El verdadero desafío radica en resistir la tentación de olvidar, en alzar la voz contra la normalización del dolor y en recordar, aunque los medios dejen de informar, que nuestras conciencias deben permanecer en alerta. Es nuestra responsabilidad colectiva mantener viva la memoria de los hechos, no solo para recordar a las víctimas, sino para construir un futuro donde el pasado no se repita y aseguremos que quienes son responsables nunca más tengan la oportunidad de causar sufrimiento.
En este contexto, los jóvenes son agentes clave de un cambio necesario y urgente. Su habilidad para organizarse y movilizarse ante esta tragedia ha surgido como un faro de esperanza. No solo han demostrado un firme compromiso con el bienestar de los más vulnerables, sino que han asumido la lucha como una responsabilidad moral. Este compromiso activo refleja no solo su profunda empatía, sino también una conciencia social que perdurará a lo largo de las generaciones. Así, su capacidad para innovar y actuar se convierte en una razón para mirar hacia el futuro con optimismo, convencidos de que, a través de su labor, es posible transformarlo.
Sin embargo, en este momento, hay un profundo dolor que nos atraviesa a todos. La frustración y la rabia son emociones que nos acompañan en cada rincón de nuestras calles, donde el duelo se hace palpable. En cada manifestación hay un eco del dolor que hemos tenido que enfrentar. Pero, a pesar de ello, tengo la convicción de que estamos en un proceso transformador.

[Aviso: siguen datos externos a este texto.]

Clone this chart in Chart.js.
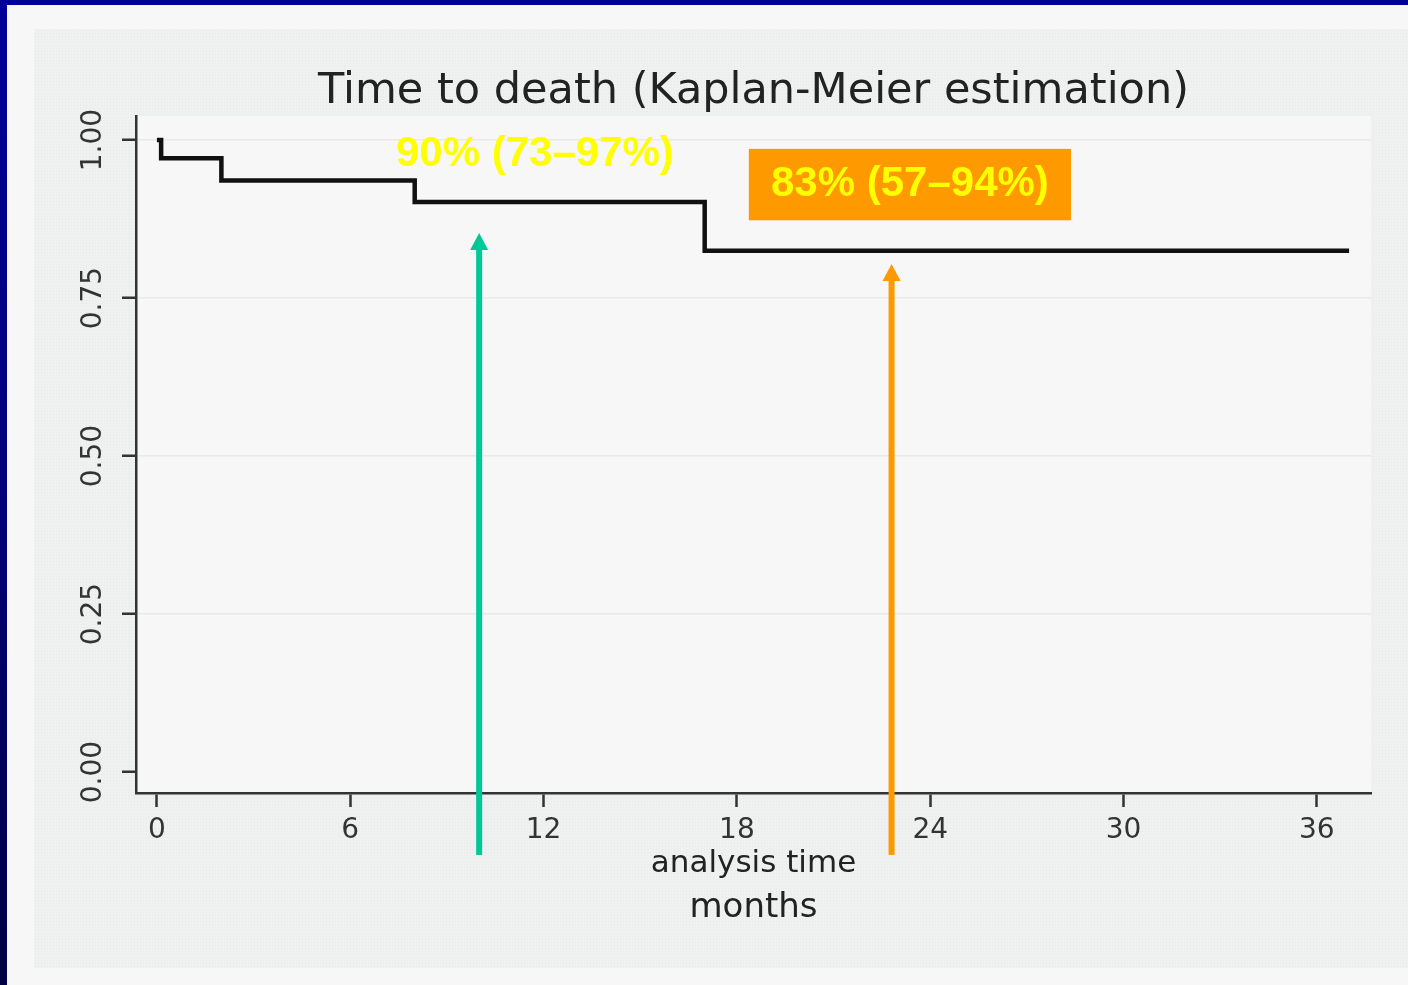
<!DOCTYPE html>
<html>
<head>
<meta charset="utf-8">
<script src="https://cdn.jsdelivr.net/npm/chart.js@4.4.1/dist/chart.umd.min.js"></script>
<style>
  html, body { margin: 0; padding: 0; }
  body { width: 1408px; height: 985px; overflow: hidden; position: relative;
         background: linear-gradient(to bottom, #000099 0%, #00007a 50%, #000044 100%); }
  #outer { position: absolute; left: 7px; top: 5px; right: 0; bottom: 0; background: #f7f7f7; }
  #panel { position: absolute; left: 34px; top: 29px; width: 1374px; height: 939px;
           background-color: #eff0f0;
           background-image: radial-gradient(#e6eaeb 0.8px, transparent 0.9px);
           background-size: 3px 3px; }
  #c { position: absolute; left: 0; top: 0; }
</style>
</head>
<body>
<div id="outer"></div>
<div id="panel"></div>
<canvas id="c" width="1408" height="985"></canvas>
<script>
// ---- data ----
const times = [0, 0.13, 2, 8, 17, 37];
const survival = [1.0, 0.971, 0.936, 0.902, 0.825, 0.825];
const xTicks = [0, 6, 12, 18, 24, 30, 36];
const yTicks = [0, 0.25, 0.5, 0.75, 1.0];
const yTickLabels = ['0.00', '0.25', '0.50', '0.75', '1.00'];
const arrowTimes = [10, 22.8];
const arrowBases = [-0.131, -0.131];
const arrowTips = [0.853, 0.804];
const arrowColors = ['#00c995', '#ff9900'];
const labelTexts = ['90% (73–97%)', '83% (57–94%)'];
const labelTimes = [11.73, 23.37];
const labelValues = [0.978, 0.929];
const boxTimes = [18.37, 28.37];
const boxValues = [0.873, 0.986];

const bgPlugin = {
  id: 'plotBg',
  beforeDraw(chart) {
    const {ctx, chartArea: a} = chart;
    ctx.save();
    ctx.fillStyle = '#f7f7f7';
    ctx.fillRect(a.left, a.top, a.right - a.left, a.bottom - a.top);
    ctx.restore();
  }
};

const annotPlugin = {
  id: 'annot',
  afterDatasetsDraw(chart) {
    const {ctx} = chart;
    const xs = chart.scales.x, ys = chart.scales.y;
    ctx.save();
    // arrows
    arrowTimes.forEach((t, i) => {
      const x = xs.getPixelForValue(t);
      const yb = ys.getPixelForValue(arrowBases[i]);
      const yt = ys.getPixelForValue(arrowTips[i]);
      const headH = 17, headW = 18;
      ctx.fillStyle = arrowColors[i];
      ctx.fillRect(x - 3, yt + headH - 1, 6, yb - (yt + headH - 1));
      ctx.beginPath();
      ctx.moveTo(x, yt);
      ctx.lineTo(x + headW / 2, yt + headH);
      ctx.lineTo(x - headW / 2, yt + headH);
      ctx.closePath();
      ctx.fill();
    });
    // orange box
    const bx1 = xs.getPixelForValue(boxTimes[0]), bx2 = xs.getPixelForValue(boxTimes[1]);
    const by1 = ys.getPixelForValue(boxValues[1]), by2 = ys.getPixelForValue(boxValues[0]);
    ctx.fillStyle = '#ff9900';
    ctx.fillRect(bx1, by1, bx2 - bx1, by2 - by1);
    // labels
    ctx.font = 'bold 42px "Liberation Sans", Arial, sans-serif';
    ctx.textAlign = 'center';
    ctx.textBaseline = 'middle';
    ctx.fillStyle = '#ffff00';
    labelTexts.forEach((s, i) => {
      ctx.fillText(s, xs.getPixelForValue(labelTimes[i]), ys.getPixelForValue(labelValues[i]));
    });
    ctx.restore();
  }
};

const tickFont = {family: 'DejaVu Sans', size: 28};

new Chart(document.getElementById('c'), {
  type: 'line',
  data: {
    datasets: [{
      data: times.map((t, i) => ({x: t, y: survival[i]})),
      borderColor: '#111111',
      borderWidth: 4.5,
      pointRadius: 0,
      stepped: 'before',
      fill: false
    }]
  },
  options: {
    responsive: false,
    animation: false,
    devicePixelRatio: 1,
    layout: {padding: {top: 0, left: 0, right: 37, bottom: 59.8}},
    plugins: {
      legend: {display: false},
      tooltip: {enabled: false},
      title: {
        display: true,
        text: 'Time to death (Kaplan-Meier estimation)',
        fullSize: false,
        color: '#222222',
        font: {family: 'DejaVu Sans', size: 43, weight: 'normal', lineHeight: 1},
        padding: {top: 70.5, bottom: 2.5}
      },
      subtitle: {
        display: true,
        text: 'months',
        position: 'bottom',
        fullSize: false,
        color: '#222222',
        font: {family: 'DejaVu Sans', size: 34, weight: 'normal', lineHeight: 1},
        padding: {top: 14.7, bottom: 0}
      }
    },
    scales: {
      x: {
        type: 'linear',
        min: -0.65,
        max: 37.68,
        afterBuildTicks: s => { s.ticks = xTicks.map(v => ({value: v})); },
        afterFit: s => { s.height = 83.5; },
        ticks: {
          font: tickFont, color: '#333333', padding: 7,
          maxRotation: 0, autoSkip: false,
          callback: v => String(v)
        },
        grid: {drawOnChartArea: false, tickLength: 14, tickColor: '#333333', tickWidth: 2.5},
        border: {color: '#333333', width: 2.5},
        title: {
          display: true, text: 'analysis time', color: '#222222',
          font: {family: 'DejaVu Sans', size: 31, lineHeight: 1},
          padding: {top: 0, bottom: -2.5}
        }
      },
      y: {
        type: 'linear',
        min: -0.033,
        max: 1.038,
        afterBuildTicks: s => { s.ticks = yTicks.map(v => ({value: v})); },
        afterFit: s => { s.width = 136; },
        ticks: {
          font: tickFont, color: '#333333', padding: -2.7,
          minRotation: 90, maxRotation: 90, crossAlign: 'center',
          autoSkip: false,
          callback: (v) => { const i = yTicks.indexOf(v); return i >= 0 ? yTickLabels[i] : ''; }
        },
        grid: {
          drawOnChartArea: true, tickLength: 14, tickColor: '#333333', tickWidth: 2.5,
          color: c => (c.tick && c.tick.value === 0) ? 'rgba(0,0,0,0)' : '#e9e9e9',
          lineWidth: 1.5
        },
        border: {color: '#333333', width: 2.5}
      }
    }
  },
  plugins: [bgPlugin, annotPlugin]
});
</script>
</body>
</html>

El dolor y la frustración no desaparecerán de inmediato. El duelo que estamos atravesando es un proceso necesario que nos permitirá sanar y encontrar razones para seguir adelante. Las historias recordarán lo que hicimos como sociedad. Este espíritu de solidaridad y respeto por nuestro entorno es lo que debemos llevar con nosotros hacia el futuro. No podemos permitir que lo que hemos vivido se repita. Debemos construir un mundo donde la responsabilidad y la sostenibilidad sean pilares fundamentales. Así que, aunque ahora enfrentemos el dolor y la frustración, miro hacia el futuro con esperanza. Creo en un mañana donde las voces del pueblo valenciano sean escuchadas y nuestras acciones generen un impacto duradero. Un futuro en el que el pueblo continúe alzando la voz por lo que es justo, cuidando de nuestro planeta y apoyándonos mutuamente, pero sin la carga de tener que salvarnos entre nosotros; porque, en realidad, el pueblo nunca debió salvar al pueblo.